Compare that to Jones' jumbo screen in Dallas, so spectacular it has been said a fan can get his money's worth just watching that instead of the "real" action. But is this a route we really want to follow? Does everything have to get bigger and better all the time?
Will we reach a point where the NFL product might mot mesmerize us like it once did? This can happen through saturation which any marketing person can tell you about. I learned about it through reading Harvey Mackay.
There is more and more NFL football for us to watch all the time, along with around-the-clock analysis on the ESPN channels. It has been a wild ride.
The analysis stuff was practically nil when I was a kid. You had to search for it like on WCCO Radio or by looking up Sid Hartman in the Minneapolis paper. Hartman wielded power then. Today he ought to enjoy life and retire. He has earned it. He is lost in the media shuffle today.
The saturation theory dawned on me Sunday night watching the Vikings, because it seems there is a certain "sameness" in NFL games. A certain predictability.
This happens with entertainment products that reach their maximum penetration. They follow a formula to reach that point and pretty soon the formula becomes clear to us.
We see how the rules have been tweaked to help the passing game.
We see how the rules have been tweaked to help the passing game.
We all knew when Christian Ponder entered the game at quarterback that he would complete passes against a soft defense played by the Chicago Bears who were protecting a lead. I could script the kind of passes Ponder would complete.
He was put out there as a tease. He was judged not good enough to start the game. Coach Leslie Frazier used his professional acumen to decide Donovan McNabb should start this game. A stupid fan wouldn't know better.
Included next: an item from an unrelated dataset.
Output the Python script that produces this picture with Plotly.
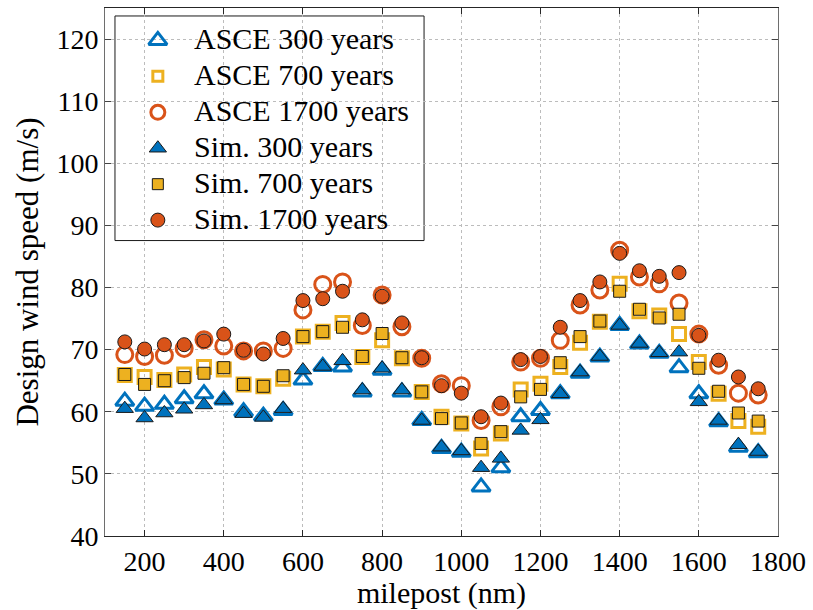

This game was on national TV so it couldn't be allowed to just die. So Frazier patted the fanny of Christian Ponder, the ol' FSU Seminole, and sent him out to the huddle.
I'm trying to decide which famous actor Ponder looks like. He has the handsome image to ingratiate himself. First he has to win a couple games.
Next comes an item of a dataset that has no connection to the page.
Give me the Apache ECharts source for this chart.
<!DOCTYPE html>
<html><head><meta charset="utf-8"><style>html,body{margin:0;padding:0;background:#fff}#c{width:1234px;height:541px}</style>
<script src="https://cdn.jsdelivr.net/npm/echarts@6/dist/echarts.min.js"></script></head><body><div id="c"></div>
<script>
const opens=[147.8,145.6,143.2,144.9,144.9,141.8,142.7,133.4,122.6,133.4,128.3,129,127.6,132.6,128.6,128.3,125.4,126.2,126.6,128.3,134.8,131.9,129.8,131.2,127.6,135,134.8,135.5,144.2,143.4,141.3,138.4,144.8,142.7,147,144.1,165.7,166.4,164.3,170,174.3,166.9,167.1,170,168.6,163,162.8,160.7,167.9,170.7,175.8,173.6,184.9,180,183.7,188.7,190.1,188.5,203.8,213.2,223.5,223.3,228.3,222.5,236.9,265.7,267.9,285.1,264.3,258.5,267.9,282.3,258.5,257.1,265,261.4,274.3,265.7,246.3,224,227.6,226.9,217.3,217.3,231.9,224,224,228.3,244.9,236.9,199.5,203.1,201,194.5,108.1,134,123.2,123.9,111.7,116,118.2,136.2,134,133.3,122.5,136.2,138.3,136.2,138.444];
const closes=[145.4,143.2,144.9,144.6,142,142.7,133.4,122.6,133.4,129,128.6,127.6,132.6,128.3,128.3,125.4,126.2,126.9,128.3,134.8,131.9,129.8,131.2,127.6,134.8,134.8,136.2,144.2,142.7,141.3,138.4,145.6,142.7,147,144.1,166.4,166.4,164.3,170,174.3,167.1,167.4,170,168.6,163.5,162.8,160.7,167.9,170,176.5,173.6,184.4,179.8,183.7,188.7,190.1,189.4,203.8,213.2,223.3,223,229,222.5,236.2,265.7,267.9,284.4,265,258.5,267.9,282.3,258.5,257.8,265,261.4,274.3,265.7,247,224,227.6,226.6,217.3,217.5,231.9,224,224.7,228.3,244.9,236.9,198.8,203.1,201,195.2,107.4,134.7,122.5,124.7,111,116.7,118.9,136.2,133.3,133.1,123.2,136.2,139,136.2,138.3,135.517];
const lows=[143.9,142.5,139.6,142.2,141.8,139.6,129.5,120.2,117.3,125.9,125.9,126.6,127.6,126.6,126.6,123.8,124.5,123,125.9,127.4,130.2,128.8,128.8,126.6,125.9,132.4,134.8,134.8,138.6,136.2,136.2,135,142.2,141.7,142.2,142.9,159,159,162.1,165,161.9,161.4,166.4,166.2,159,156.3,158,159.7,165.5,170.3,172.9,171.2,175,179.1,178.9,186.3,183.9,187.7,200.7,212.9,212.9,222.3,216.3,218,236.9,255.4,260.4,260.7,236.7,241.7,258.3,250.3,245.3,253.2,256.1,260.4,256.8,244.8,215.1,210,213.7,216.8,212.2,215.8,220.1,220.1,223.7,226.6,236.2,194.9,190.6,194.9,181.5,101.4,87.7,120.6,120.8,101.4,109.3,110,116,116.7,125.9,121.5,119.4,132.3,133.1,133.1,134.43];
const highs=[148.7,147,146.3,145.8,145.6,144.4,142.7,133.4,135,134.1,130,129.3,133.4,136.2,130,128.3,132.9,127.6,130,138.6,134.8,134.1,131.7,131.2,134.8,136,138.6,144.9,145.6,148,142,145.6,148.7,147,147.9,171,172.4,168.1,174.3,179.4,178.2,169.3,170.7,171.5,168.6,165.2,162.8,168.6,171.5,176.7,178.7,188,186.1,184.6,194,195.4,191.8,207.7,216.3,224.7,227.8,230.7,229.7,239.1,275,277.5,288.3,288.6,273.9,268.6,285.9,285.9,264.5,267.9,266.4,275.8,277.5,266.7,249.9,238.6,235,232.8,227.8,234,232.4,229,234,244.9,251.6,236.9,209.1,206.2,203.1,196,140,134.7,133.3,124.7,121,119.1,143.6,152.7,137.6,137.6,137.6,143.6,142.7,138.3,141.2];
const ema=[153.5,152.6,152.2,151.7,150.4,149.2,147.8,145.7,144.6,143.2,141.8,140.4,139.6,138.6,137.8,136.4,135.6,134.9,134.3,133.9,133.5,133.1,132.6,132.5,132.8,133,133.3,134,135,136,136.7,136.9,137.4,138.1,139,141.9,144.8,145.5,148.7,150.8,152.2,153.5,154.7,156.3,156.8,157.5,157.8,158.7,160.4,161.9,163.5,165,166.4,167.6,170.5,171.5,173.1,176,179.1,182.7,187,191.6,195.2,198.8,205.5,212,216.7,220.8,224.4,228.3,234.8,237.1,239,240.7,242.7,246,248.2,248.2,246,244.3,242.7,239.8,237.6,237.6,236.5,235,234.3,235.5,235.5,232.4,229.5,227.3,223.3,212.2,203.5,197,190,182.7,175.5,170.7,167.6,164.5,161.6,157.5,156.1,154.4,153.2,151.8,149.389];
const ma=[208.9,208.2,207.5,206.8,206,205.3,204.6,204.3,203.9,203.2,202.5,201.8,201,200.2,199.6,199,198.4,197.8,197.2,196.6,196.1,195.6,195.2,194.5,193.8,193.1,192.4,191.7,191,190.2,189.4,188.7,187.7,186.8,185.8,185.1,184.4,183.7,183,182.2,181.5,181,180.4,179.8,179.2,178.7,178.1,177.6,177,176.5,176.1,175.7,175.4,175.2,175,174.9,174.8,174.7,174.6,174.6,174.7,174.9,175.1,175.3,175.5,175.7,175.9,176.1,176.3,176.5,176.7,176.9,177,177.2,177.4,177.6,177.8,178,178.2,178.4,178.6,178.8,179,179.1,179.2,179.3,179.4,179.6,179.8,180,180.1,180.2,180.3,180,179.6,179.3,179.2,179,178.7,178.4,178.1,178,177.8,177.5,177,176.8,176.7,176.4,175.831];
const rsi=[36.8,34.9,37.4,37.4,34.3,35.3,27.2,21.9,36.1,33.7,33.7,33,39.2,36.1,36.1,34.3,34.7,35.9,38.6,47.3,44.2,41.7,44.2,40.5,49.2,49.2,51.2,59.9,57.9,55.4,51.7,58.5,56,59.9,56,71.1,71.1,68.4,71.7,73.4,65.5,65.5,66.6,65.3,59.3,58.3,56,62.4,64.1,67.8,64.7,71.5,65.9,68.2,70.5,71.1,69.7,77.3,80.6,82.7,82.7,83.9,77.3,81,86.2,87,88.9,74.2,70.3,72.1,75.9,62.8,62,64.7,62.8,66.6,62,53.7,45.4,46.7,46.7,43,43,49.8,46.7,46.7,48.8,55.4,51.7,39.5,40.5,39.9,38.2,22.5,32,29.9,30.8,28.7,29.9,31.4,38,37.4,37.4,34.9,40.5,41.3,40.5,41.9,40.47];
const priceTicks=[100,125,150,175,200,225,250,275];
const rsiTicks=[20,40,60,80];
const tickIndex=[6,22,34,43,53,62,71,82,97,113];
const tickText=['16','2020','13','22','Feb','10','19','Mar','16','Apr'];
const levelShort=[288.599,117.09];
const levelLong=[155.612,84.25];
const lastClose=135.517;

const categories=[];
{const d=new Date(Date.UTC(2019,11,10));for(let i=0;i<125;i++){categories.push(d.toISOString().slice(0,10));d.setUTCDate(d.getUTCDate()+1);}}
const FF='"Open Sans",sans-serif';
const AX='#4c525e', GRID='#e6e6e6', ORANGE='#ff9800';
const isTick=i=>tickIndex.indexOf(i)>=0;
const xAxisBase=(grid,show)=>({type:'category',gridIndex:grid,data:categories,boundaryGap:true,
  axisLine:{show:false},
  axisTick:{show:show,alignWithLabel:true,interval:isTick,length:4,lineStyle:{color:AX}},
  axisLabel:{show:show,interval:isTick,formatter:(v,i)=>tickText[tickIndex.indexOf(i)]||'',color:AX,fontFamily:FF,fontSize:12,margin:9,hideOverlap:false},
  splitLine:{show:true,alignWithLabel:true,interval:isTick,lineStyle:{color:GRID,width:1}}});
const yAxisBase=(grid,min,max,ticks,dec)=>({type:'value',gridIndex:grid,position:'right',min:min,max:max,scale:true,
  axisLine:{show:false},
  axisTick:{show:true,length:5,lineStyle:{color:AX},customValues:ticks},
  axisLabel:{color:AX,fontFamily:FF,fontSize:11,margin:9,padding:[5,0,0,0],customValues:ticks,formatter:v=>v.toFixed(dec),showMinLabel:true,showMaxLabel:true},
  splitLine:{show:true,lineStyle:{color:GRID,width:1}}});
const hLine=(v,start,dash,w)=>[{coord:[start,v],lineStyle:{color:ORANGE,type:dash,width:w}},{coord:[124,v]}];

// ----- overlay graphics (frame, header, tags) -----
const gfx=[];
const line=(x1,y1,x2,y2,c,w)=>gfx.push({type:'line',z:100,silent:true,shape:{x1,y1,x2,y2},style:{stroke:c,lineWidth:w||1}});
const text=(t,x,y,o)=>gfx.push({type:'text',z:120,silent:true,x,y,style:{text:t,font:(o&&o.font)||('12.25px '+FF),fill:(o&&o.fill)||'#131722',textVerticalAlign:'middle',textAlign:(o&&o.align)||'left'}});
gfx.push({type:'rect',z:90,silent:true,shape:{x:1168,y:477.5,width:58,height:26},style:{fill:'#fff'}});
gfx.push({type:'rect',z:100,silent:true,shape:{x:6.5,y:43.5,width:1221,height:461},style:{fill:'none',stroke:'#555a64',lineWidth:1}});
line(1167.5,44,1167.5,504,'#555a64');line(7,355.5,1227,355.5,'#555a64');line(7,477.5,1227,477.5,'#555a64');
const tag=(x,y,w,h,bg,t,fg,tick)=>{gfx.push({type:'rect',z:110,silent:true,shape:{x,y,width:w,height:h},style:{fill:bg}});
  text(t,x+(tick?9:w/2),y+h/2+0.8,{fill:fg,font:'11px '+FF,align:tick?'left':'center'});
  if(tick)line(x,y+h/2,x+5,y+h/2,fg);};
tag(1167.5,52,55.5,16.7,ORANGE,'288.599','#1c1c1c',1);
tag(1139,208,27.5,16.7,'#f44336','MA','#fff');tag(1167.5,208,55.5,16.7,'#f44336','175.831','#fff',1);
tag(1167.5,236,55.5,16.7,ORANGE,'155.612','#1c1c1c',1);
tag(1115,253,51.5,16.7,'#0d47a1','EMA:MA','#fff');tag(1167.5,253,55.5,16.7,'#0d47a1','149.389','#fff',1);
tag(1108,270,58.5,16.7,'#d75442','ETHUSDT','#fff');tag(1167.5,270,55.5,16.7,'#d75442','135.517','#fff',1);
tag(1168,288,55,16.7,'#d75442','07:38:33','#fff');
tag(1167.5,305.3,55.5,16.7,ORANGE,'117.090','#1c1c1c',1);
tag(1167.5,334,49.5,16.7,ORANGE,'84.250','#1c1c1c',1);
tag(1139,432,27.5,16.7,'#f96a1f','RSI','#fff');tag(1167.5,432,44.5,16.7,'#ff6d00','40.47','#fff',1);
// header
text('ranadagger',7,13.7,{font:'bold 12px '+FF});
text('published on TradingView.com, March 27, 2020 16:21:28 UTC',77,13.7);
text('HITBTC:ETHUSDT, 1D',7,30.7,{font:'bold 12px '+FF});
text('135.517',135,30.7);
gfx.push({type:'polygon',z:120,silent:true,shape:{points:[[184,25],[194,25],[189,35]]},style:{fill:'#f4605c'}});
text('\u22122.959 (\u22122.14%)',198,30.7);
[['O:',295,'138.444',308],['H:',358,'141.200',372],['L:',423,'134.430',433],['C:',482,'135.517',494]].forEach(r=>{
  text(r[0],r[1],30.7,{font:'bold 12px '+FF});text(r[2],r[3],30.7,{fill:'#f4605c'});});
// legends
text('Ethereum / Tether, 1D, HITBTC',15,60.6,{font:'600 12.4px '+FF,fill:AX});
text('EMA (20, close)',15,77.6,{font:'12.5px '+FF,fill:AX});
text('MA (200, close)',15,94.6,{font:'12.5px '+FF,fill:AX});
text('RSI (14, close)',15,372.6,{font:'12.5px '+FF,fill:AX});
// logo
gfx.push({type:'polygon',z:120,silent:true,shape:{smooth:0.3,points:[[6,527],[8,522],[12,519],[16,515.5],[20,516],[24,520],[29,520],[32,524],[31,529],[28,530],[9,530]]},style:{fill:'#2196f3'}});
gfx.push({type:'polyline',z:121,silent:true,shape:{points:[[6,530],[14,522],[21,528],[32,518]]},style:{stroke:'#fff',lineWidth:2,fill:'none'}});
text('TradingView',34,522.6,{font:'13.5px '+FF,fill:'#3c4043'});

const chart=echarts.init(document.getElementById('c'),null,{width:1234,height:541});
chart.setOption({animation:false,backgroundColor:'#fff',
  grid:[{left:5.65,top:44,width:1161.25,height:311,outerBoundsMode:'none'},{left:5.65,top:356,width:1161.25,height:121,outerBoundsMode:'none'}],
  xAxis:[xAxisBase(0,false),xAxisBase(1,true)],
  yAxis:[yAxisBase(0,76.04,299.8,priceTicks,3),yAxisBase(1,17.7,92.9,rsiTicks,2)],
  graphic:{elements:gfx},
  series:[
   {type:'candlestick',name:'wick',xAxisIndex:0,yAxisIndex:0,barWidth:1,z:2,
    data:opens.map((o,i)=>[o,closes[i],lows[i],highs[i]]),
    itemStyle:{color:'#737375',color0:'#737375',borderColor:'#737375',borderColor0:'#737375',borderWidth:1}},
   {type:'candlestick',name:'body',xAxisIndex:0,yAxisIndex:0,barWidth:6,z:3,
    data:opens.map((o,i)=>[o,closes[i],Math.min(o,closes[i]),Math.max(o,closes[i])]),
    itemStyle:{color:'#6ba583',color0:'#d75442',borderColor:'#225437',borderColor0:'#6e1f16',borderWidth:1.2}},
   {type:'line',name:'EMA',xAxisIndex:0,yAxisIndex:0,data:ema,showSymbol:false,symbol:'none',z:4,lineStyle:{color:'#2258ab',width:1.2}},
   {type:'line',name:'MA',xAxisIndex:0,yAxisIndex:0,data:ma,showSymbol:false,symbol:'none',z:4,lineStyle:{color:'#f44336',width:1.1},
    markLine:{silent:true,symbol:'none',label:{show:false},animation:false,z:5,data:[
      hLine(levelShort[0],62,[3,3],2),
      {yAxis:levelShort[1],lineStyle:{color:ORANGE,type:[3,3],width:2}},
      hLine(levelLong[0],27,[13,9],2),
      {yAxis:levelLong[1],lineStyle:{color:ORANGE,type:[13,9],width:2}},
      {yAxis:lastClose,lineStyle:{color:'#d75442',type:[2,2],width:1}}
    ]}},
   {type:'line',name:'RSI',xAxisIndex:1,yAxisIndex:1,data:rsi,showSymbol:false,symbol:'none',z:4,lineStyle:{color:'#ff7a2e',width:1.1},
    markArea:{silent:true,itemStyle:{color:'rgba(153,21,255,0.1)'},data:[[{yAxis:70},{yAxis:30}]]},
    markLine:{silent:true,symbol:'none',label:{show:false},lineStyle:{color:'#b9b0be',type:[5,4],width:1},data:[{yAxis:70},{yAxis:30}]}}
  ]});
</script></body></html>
On Sunday he essentially got "garbage time" as Vikings fans watched with a combined air of despair - we're tumbling out of playoff contention - and excitement over seeing "the rookie" throw passes.
I'm sure many of us were wondering if we'd be better off in bed.
Winter is about to arrive on our doorstep in Minnesota. The Vikings season is following the script made famous by the Detroit Lions. We'll watch the remaining games only to the extent we can't find better things to do. The team will expect us to feel excited about the rookie quarterback.
This will then make us smile, supposedly about the inexorable march toward a new stadium on that ammo dump. Wouldn't George Carlin love this? He had a routine where he talked about the violent nature of football compared to baseball.
"In baseball, you're 'safe,' " he'd say. "Baseball is played in a ballpark. Football is played in a stadium."
And then came the payoff line.
"War Memorial Stadium," Carlin intoned, a reference to the stadium in Buffalo, New York.
So Carlin would smile, if he were still with us, learning of our intentions of building a new football stadium on an old ammo dump.
Our morning table at McDonald's feels a sense of resignation about the new stadium drive.
"They always end up getting it," is the typical refrain. "It's like new school referendums. You can vote 'no' over and over again, but all it takes is one 'yes' vote and it's done."
The new stadium push is like a menacing specter that can't be chased away. A certain proposal might fail, but within months we'll tune in to the evening news and see some blow-dried anchor saying once again: "There's a new stadium proposal in front of the legislature."
I love the passive voice in these statements. A new stadium proposal doesn't just come from nowhere. Someone puts it there. All that's left is the script the news anchors read (minus the winks between movers and shakers).
And then us Minnesotans just get a feeling of resignation.
Our table at McDonald's may exude wisdom but it doesn't matter. Our populist views are trampled. There's big money at work.
As Glen Helberg and yours truly often say: "Money talks and bulls--t walks."
Lemmings, we are.
I should be at McDonald's now (Tuesday a.m.) but I slept in a little. Jet lag.